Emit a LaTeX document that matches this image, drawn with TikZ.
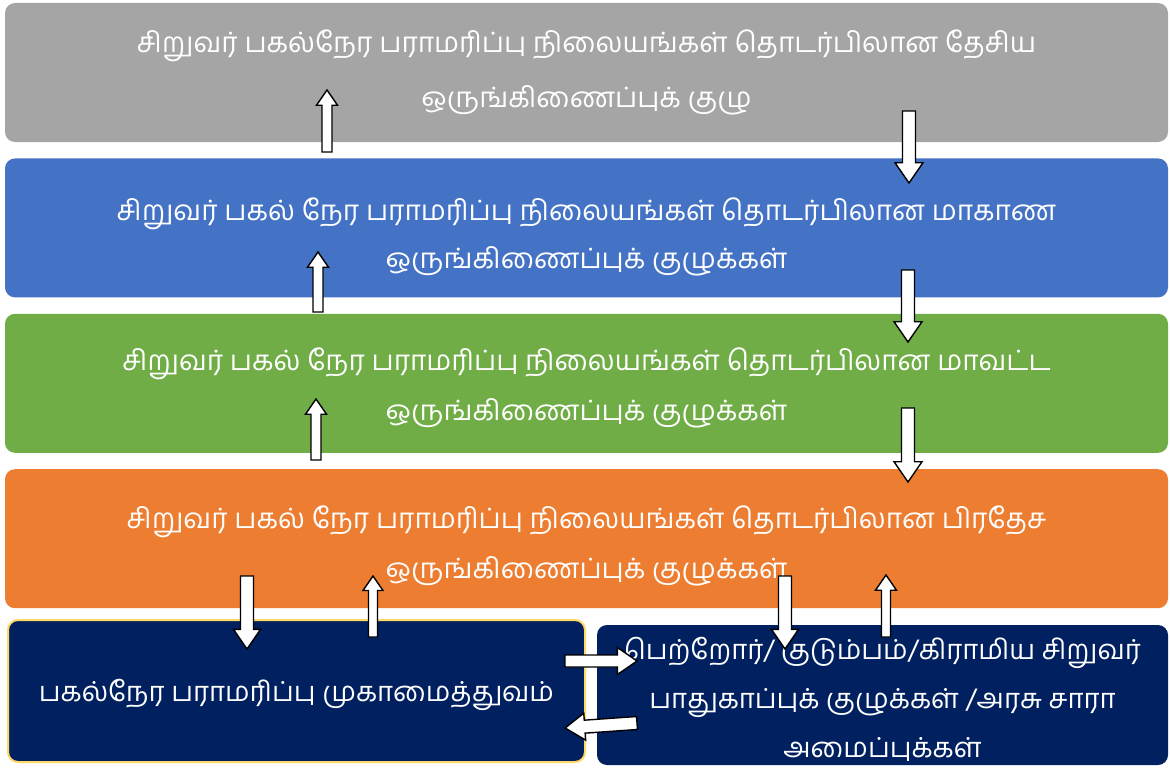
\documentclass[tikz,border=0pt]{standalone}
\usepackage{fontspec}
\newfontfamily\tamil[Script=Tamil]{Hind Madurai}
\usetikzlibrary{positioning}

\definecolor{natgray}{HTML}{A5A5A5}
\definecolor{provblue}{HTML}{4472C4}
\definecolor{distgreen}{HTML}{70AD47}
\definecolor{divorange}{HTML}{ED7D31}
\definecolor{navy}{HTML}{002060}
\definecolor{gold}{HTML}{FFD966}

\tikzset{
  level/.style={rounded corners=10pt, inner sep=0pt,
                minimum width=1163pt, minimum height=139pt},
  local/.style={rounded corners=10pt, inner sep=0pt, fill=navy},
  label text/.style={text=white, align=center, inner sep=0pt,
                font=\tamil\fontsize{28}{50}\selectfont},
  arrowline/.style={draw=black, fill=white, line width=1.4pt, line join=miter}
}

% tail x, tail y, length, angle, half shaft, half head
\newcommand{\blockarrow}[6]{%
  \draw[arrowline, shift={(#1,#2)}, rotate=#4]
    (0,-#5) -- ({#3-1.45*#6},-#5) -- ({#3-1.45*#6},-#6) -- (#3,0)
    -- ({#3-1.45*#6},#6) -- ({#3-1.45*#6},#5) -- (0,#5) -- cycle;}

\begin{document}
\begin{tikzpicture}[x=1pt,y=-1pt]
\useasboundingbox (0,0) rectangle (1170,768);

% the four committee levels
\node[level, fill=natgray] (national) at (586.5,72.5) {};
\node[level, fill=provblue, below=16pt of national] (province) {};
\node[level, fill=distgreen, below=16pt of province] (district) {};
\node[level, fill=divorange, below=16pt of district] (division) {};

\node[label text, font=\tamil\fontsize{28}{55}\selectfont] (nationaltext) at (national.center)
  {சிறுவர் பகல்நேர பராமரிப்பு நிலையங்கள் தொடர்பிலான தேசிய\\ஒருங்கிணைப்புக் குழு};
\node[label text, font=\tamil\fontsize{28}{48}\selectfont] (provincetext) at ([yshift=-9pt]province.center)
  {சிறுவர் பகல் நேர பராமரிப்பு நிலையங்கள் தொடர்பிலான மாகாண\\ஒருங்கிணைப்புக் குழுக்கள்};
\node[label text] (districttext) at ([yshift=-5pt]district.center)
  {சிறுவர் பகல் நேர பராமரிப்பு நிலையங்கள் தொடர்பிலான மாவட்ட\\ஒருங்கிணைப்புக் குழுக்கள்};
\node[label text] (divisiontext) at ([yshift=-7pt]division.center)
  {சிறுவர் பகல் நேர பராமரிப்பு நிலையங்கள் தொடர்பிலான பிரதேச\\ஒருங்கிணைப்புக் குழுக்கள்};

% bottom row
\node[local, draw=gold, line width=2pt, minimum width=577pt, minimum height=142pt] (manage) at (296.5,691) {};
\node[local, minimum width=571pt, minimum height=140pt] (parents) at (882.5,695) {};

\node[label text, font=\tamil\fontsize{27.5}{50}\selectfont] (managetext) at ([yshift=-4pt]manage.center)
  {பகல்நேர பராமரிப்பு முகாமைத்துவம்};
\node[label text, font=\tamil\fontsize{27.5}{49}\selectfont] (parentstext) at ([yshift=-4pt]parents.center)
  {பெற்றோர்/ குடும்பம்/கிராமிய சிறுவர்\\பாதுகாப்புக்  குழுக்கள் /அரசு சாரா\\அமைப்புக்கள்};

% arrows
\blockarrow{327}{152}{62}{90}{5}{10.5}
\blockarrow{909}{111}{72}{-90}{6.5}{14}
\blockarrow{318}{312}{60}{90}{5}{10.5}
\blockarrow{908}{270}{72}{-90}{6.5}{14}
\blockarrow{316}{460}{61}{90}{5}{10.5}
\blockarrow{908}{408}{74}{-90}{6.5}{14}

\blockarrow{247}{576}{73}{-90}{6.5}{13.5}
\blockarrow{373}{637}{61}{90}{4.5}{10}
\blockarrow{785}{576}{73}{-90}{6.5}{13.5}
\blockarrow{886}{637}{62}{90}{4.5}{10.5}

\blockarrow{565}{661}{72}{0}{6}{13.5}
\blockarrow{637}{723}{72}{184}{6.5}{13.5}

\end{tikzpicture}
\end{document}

━━━━

__Requirement__:
With the pictures left out, restate word for word every line of the data above, from the first down to the line that contains "(0,0) rectangle (1170,768);".

__Answer to this problem__:
Emit a LaTeX document that matches this image, drawn with TikZ.
\documentclass[tikz,border=0pt]{standalone}
\usepackage{fontspec}
\newfontfamily\tamil[Script=Tamil]{Hind Madurai}
\usetikzlibrary{positioning}

\definecolor{natgray}{HTML}{A5A5A5}
\definecolor{provblue}{HTML}{4472C4}
\definecolor{distgreen}{HTML}{70AD47}
\definecolor{divorange}{HTML}{ED7D31}
\definecolor{navy}{HTML}{002060}
\definecolor{gold}{HTML}{FFD966}

\tikzset{
  level/.style={rounded corners=10pt, inner sep=0pt,
                minimum width=1163pt, minimum height=139pt},
  local/.style={rounded corners=10pt, inner sep=0pt, fill=navy},
  label text/.style={text=white, align=center, inner sep=0pt,
                font=\tamil\fontsize{28}{50}\selectfont},
  arrowline/.style={draw=black, fill=white, line width=1.4pt, line join=miter}
}

% tail x, tail y, length, angle, half shaft, half head
\newcommand{\blockarrow}[6]{%
  \draw[arrowline, shift={(#1,#2)}, rotate=#4]
    (0,-#5) -- ({#3-1.45*#6},-#5) -- ({#3-1.45*#6},-#6) -- (#3,0)
    -- ({#3-1.45*#6},#6) -- ({#3-1.45*#6},#5) -- (0,#5) -- cycle;}

\begin{document}
\begin{tikzpicture}[x=1pt,y=-1pt]
\useasboundingbox (0,0) rectangle (1170,768);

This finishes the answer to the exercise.